Can you copy out the data exactly? Leave the images out.

▶

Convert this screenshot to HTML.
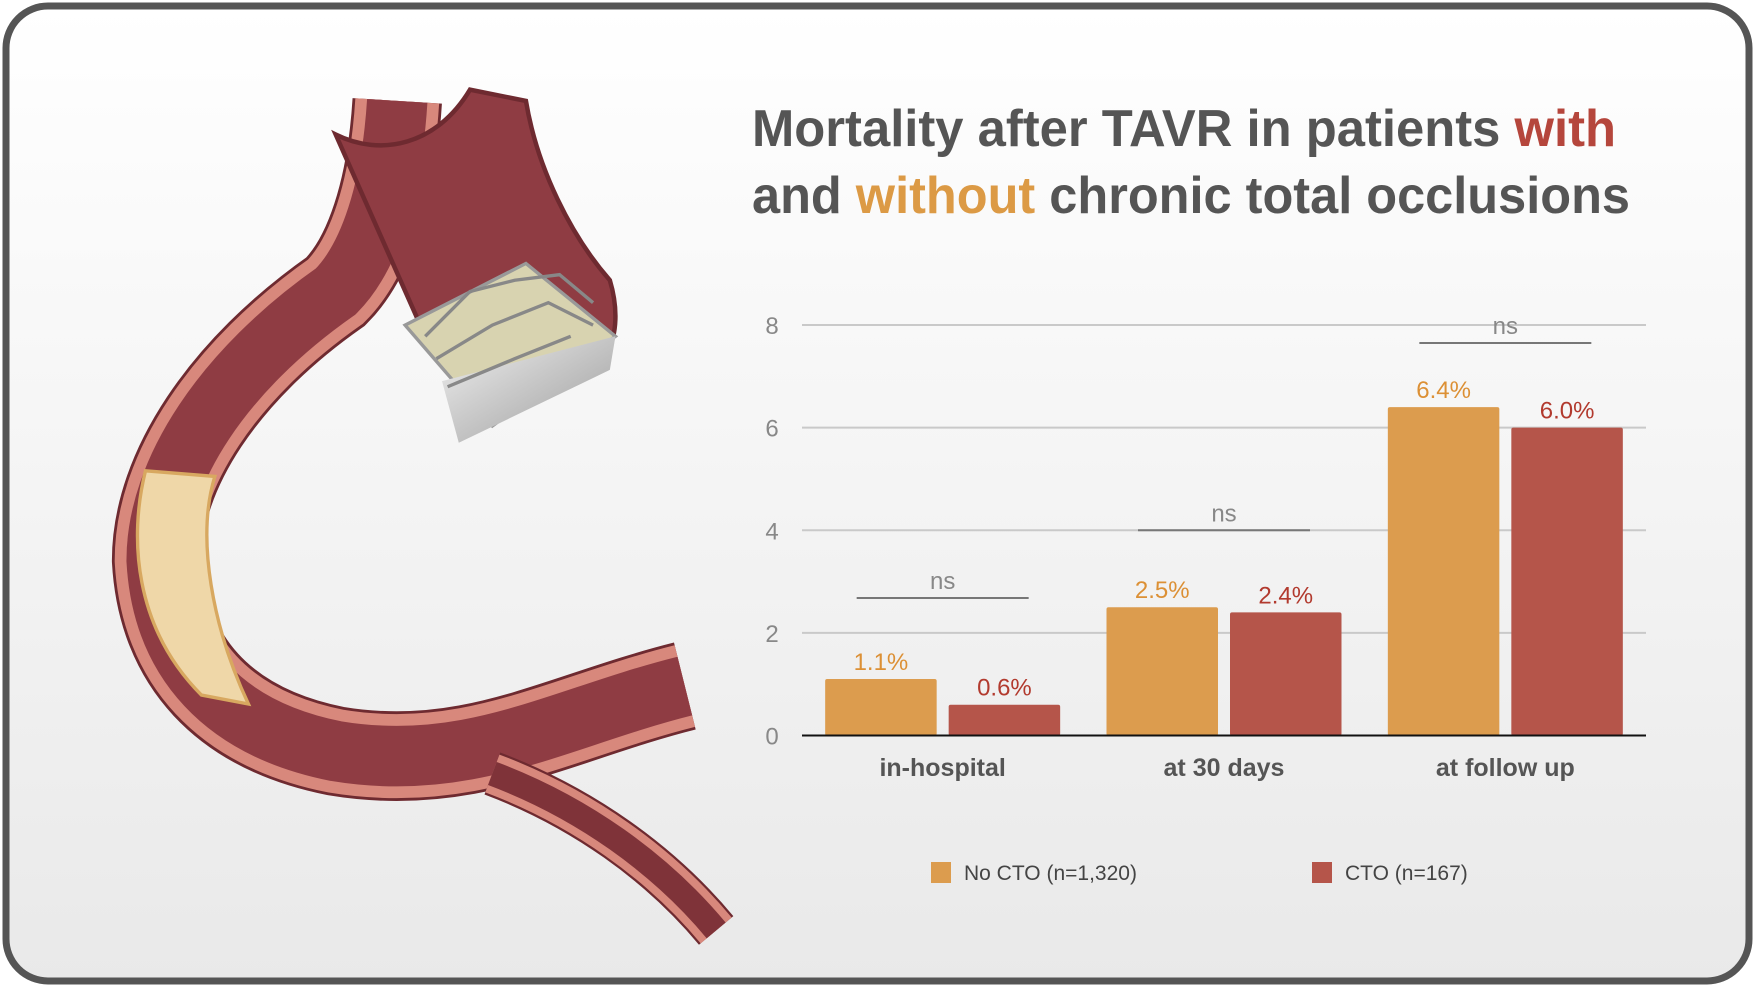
<!DOCTYPE html>
<html><head><meta charset="utf-8"><style>
html,body{margin:0;padding:0;width:1755px;height:987px;overflow:hidden;background:#fff}
svg{display:block}
text{font-family:"Liberation Sans",sans-serif}
</style></head><body>
<svg width="1755" height="987" viewBox="0 0 1755 987">
<defs>
<linearGradient id="bg" x1="0" y1="0" x2="0" y2="1"><stop offset="0" stop-color="#ffffff"/><stop offset="1" stop-color="#e9e9e9"/></linearGradient>
<linearGradient id="metal" x1="0" y1="0" x2="1" y2="1"><stop offset="0" stop-color="#f0f0f0"/><stop offset="1" stop-color="#9a9a9a"/></linearGradient>
</defs>
<rect x="6" y="6" width="1743" height="975" rx="42" fill="url(#bg)" stroke="#555" stroke-width="7"/>
<g transform="scale(1.119,1.121)">
  <path d="M355,90 C350,170 330,230 300,260 C200,330 140,420 140,500 C145,590 200,650 300,670 C420,690 500,640 612,612" fill="none" stroke="#6e2a30" stroke-width="80" stroke-linecap="butt"/>
  <path d="M355,90 C350,170 330,230 300,260 C200,330 140,420 140,500 C145,590 200,650 300,670 C420,690 500,640 612,612" fill="none" stroke="#d8887c" stroke-width="75"/>
  <path d="M355,90 C350,170 330,230 300,260 C200,330 140,420 140,500 C145,590 200,650 300,670 C420,690 500,640 612,612" fill="none" stroke="#8f3c43" stroke-width="54"/>
  <path d="M440,690 C520,720 590,770 640,830" fill="none" stroke="#6e2a30" stroke-width="40"/>
  <path d="M440,690 C520,720 590,770 640,830" fill="none" stroke="#d8887c" stroke-width="36"/>
  <path d="M440,690 C520,720 590,770 640,830" fill="none" stroke="#7f3339" stroke-width="22"/>
  <path d="M300,120 C340,140 390,130 420,80 L470,90 C480,150 510,210 545,250 C560,300 540,340 500,340 L380,300 Z" fill="#8f3c43" stroke="#6e2a30" stroke-width="4"/>
  <path d="M130,420 C115,480 120,560 180,620 L222,628 C190,560 175,480 192,425 Z" fill="#efd7a8" stroke="#d8a860" stroke-width="3"/>
  <g>
    <path d="M362,290 L470,235 L550,300 L440,380 Z" fill="#d8d3b0" stroke="#999" stroke-width="3"/>
    <path d="M395,340 L550,300 L545,330 L410,395 Z" fill="url(#metal)"/>
    <path d="M380,300 L420,260 L460,250 L500,245 L530,270 M390,320 L440,290 L490,270 L530,290 M400,345 L460,320 L510,300" fill="none" stroke="#888" stroke-width="3"/>
  </g>
</g>
<g font-weight="bold" font-size="52" fill="#555">
  <text x="752" y="146" textLength="864" lengthAdjust="spacingAndGlyphs">Mortality after TAVR in patients <tspan fill="#b5463c">with</tspan></text>
  <text x="752" y="213" textLength="878" lengthAdjust="spacingAndGlyphs">and <tspan fill="#dc9a45">without</tspan> chronic total occlusions</text>
</g>
<g id="chart"></g>
<script>
const categories = ["in-hospital", "at 30 days", "at follow up"];
const noCto = [1.1, 2.5, 6.4];
const cto = [0.6, 2.4, 6.0];
const nsLevels = [2.68, 4.0, 7.65];
const yTicks = [0, 2, 4, 6, 8];
const seriesNames = ["No CTO (n=1,320)", "CTO (n=167)"];

const NS = "http://www.w3.org/2000/svg";
const g = document.getElementById("chart");
const x0 = 802, x1 = 1646, yBase = 735.5, yTop = 325, yMax = 8;
const y = v => yBase - (v / yMax) * (yBase - yTop);
const bandW = (x1 - x0) / categories.length;
const bandX = i => x0 + bandW * i;
function el(tag, attrs, txt) {
  const e = document.createElementNS(NS, tag);
  for (const k in attrs) e.setAttribute(k, attrs[k]);
  if (txt !== undefined) e.textContent = txt;
  g.appendChild(e);
  return e;
}
yTicks.forEach(t => {
  if (t > 0) {
    const l = el("line", {x1: x0, x2: x1, y1: y(t), y2: y(t), stroke: "#c9c9c9", "stroke-width": 2});
    
    
  }
  const tx = el("text", {x: 772, y: y(t) + 9, "text-anchor": "middle", "font-size": 24, fill: "#888"}, t);
  
  
});
const barW = 111.5, gap = 12;
categories.forEach((c, i) => {
  const cx = bandX(i) + bandW / 2;
  const vals = [noCto[i], cto[i]];
  const fills = ["#dc9c4e", "#b5554a"];
  const tcol = ["#dc9035", "#b23a2e"];
  vals.forEach((v, j) => {
    const bx = cx - barW - gap / 2 + j * (barW + gap);
    const r = el("rect", {x: bx, y: y(v), width: barW, height: yBase - y(v), fill: fills[j], rx: 2});
    
    
    const lb = el("text", {x: bx + barW / 2, y: y(v) - 9, "text-anchor": "middle", "font-size": 24, fill: tcol[j]}, v.toFixed(1) + "%");
    
    
  });
  const top = y(nsLevels[i]);
  const nl = el("line", {x1: cx - 86, x2: cx + 86, y1: top, y2: top, stroke: "#777", "stroke-width": 2});
  
  
  const nt = el("text", {x: cx, y: top - 9, "text-anchor": "middle", "font-size": 24, fill: "#888"}, "ns");
  
  
  const cl = el("text", {x: cx, y: 776, "text-anchor": "middle", "font-size": 25, "font-weight": "bold", fill: "#555"}, c);
  
  
});
const ax = el("line", {x1: x0, x2: x1, y1: yBase, y2: yBase, stroke: "#111", "stroke-width": 2});


const legX = [931, 1312], legC = ["#dc9c4e", "#b5554a"];
seriesNames.forEach((s, j) => {
  const sq = el("rect", {x: legX[j], y: 862, width: 20, height: 21, fill: legC[j]});
  
  
  const lt = el("text", {x: legX[j] + 33, y: 880, "font-size": 21, fill: "#444"}, s);
  
  
});
</script>
</svg>
</body></html>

◀

Task result>
Convert this screenshot to HTML.
<!DOCTYPE html>
<html><head><meta charset="utf-8"><style>
html,body{margin:0;padding:0;width:1755px;height:987px;overflow:hidden;background:#fff}
svg{display:block}
text{font-family:"Liberation Sans",sans-serif}
</style></head><body>
<svg width="1755" height="987" viewBox="0 0 1755 987">
<defs>
<linearGradient id="bg" x1="0" y1="0" x2="0" y2="1"><stop offset="0" stop-color="#ffffff"/><stop offset="1" stop-color="#e9e9e9"/></linearGradient>
<linearGradient id="metal" x1="0" y1="0" x2="1" y2="1"><stop offset="0" stop-color="#f0f0f0"/><stop offset="1" stop-color="#9a9a9a"/></linearGradient>
</defs>
<rect x="6" y="6" width="1743" height="975" rx="42" fill="url(#bg)" stroke="#555" stroke-width="7"/>
<g transform="scale(1.119,1.121)">
  <path d="M355,90 C350,170 330,230 300,260 C200,330 140,420 140,500 C145,590 200,650 300,670 C420,690 500,640 612,612" fill="none" stroke="#6e2a30" stroke-width="80" stroke-linecap="butt"/>
  <path d="M355,90 C350,170 330,230 300,260 C200,330 140,420 140,500 C145,590 200,650 300,670 C420,690 500,640 612,612" fill="none" stroke="#d8887c" stroke-width="75"/>
  <path d="M355,90 C350,170 330,230 300,260 C200,330 140,420 140,500 C145,590 200,650 300,670 C420,690 500,640 612,612" fill="none" stroke="#8f3c43" stroke-width="54"/>
  <path d="M440,690 C520,720 590,770 640,830" fill="none" stroke="#6e2a30" stroke-width="40"/>
  <path d="M440,690 C520,720 590,770 640,830" fill="none" stroke="#d8887c" stroke-width="36"/>
  <path d="M440,690 C520,720 590,770 640,830" fill="none" stroke="#7f3339" stroke-width="22"/>
  <path d="M300,120 C340,140 390,130 420,80 L470,90 C480,150 510,210 545,250 C560,300 540,340 500,340 L380,300 Z" fill="#8f3c43" stroke="#6e2a30" stroke-width="4"/>
  <path d="M130,420 C115,480 120,560 180,620 L222,628 C190,560 175,480 192,425 Z" fill="#efd7a8" stroke="#d8a860" stroke-width="3"/>
  <g>
    <path d="M362,290 L470,235 L550,300 L440,380 Z" fill="#d8d3b0" stroke="#999" stroke-width="3"/>
    <path d="M395,340 L550,300 L545,330 L410,395 Z" fill="url(#metal)"/>
    <path d="M380,300 L420,260 L460,250 L500,245 L530,270 M390,320 L440,290 L490,270 L530,290 M400,345 L460,320 L510,300" fill="none" stroke="#888" stroke-width="3"/>
  </g>
</g>
<g font-weight="bold" font-size="52" fill="#555">
  <text x="752" y="146" textLength="864" lengthAdjust="spacingAndGlyphs">Mortality after TAVR in patients <tspan fill="#b5463c">with</tspan></text>
  <text x="752" y="213" textLength="878" lengthAdjust="spacingAndGlyphs">and <tspan fill="#dc9a45">without</tspan> chronic total occlusions</text>
</g>
<g id="chart"></g>
<script>
const categories = ["in-hospital", "at 30 days", "at follow up"];
const noCto = [1.1, 2.5, 6.4];
const cto = [0.6, 2.4, 6.0];
const nsLevels = [2.68, 4.0, 7.65];
const yTicks = [0, 2, 4, 6, 8];
const seriesNames = ["No CTO (n=1,320)", "CTO (n=167)"];

const NS = "http://www.w3.org/2000/svg";
const g = document.getElementById("chart");
const x0 = 802, x1 = 1646, yBase = 735.5, yTop = 325, yMax = 8;
const y = v => yBase - (v / yMax) * (yBase - yTop);
const bandW = (x1 - x0) / categories.length;
const bandX = i => x0 + bandW * i;
function el(tag, attrs, txt) {
  const e = document.createElementNS(NS, tag);
  for (const k in attrs) e.setAttribute(k, attrs[k]);
  if (txt !== undefined) e.textContent = txt;
  g.appendChild(e);
  return e;
}
yTicks.forEach(t => {
  if (t > 0) {
    const l = el("line", {x1: x0, x2: x1, y1: y(t), y2: y(t), stroke: "#c9c9c9", "stroke-width": 2});
    
    
  }
  const tx = el("text", {x: 772, y: y(t) + 9, "text-anchor": "middle", "font-size": 24, fill: "#888"}, t);
  
  
});
const barW = 111.5, gap = 12;
categories.forEach((c, i) => {
  const cx = bandX(i) + bandW / 2;
  const vals = [noCto[i], cto[i]];
  const fills = ["#dc9c4e", "#b5554a"];
  const tcol = ["#dc9035", "#b23a2e"];
  vals.forEach((v, j) => {
    const bx = cx - barW - gap / 2 + j * (barW + gap);
    const r = el("rect", {x: bx, y: y(v), width: barW, height: yBase - y(v), fill: fills[j], rx: 2});
    
    
    const lb = el("text", {x: bx + barW / 2, y: y(v) - 9, "text-anchor": "middle", "font-size": 24, fill: tcol[j]}, v.toFixed(1) + "%");
    
    
  });
  const top = y(nsLevels[i]);
  const nl = el("line", {x1: cx - 86, x2: cx + 86, y1: top, y2: top, stroke: "#777", "stroke-width": 2});
  
  
  const nt = el("text", {x: cx, y: top - 9, "text-anchor": "middle", "font-size": 24, fill: "#888"}, "ns");
  
  
  const cl = el("text", {x: cx, y: 776, "text-anchor": "middle", "font-size": 25, "font-weight": "bold", fill: "#555"}, c);
  
  
});
const ax = el("line", {x1: x0, x2: x1, y1: yBase, y2: yBase, stroke: "#111", "stroke-width": 2});


const legX = [931, 1312], legC = ["#dc9c4e", "#b5554a"];
seriesNames.forEach((s, j) => {
  const sq = el("rect", {x: legX[j], y: 862, width: 20, height: 21, fill: legC[j]});
  
  
  const lt = el("text", {x: legX[j] + 33, y: 880, "font-size": 21, fill: "#444"}, s);
  
  
});
</script>
</svg>
</body></html>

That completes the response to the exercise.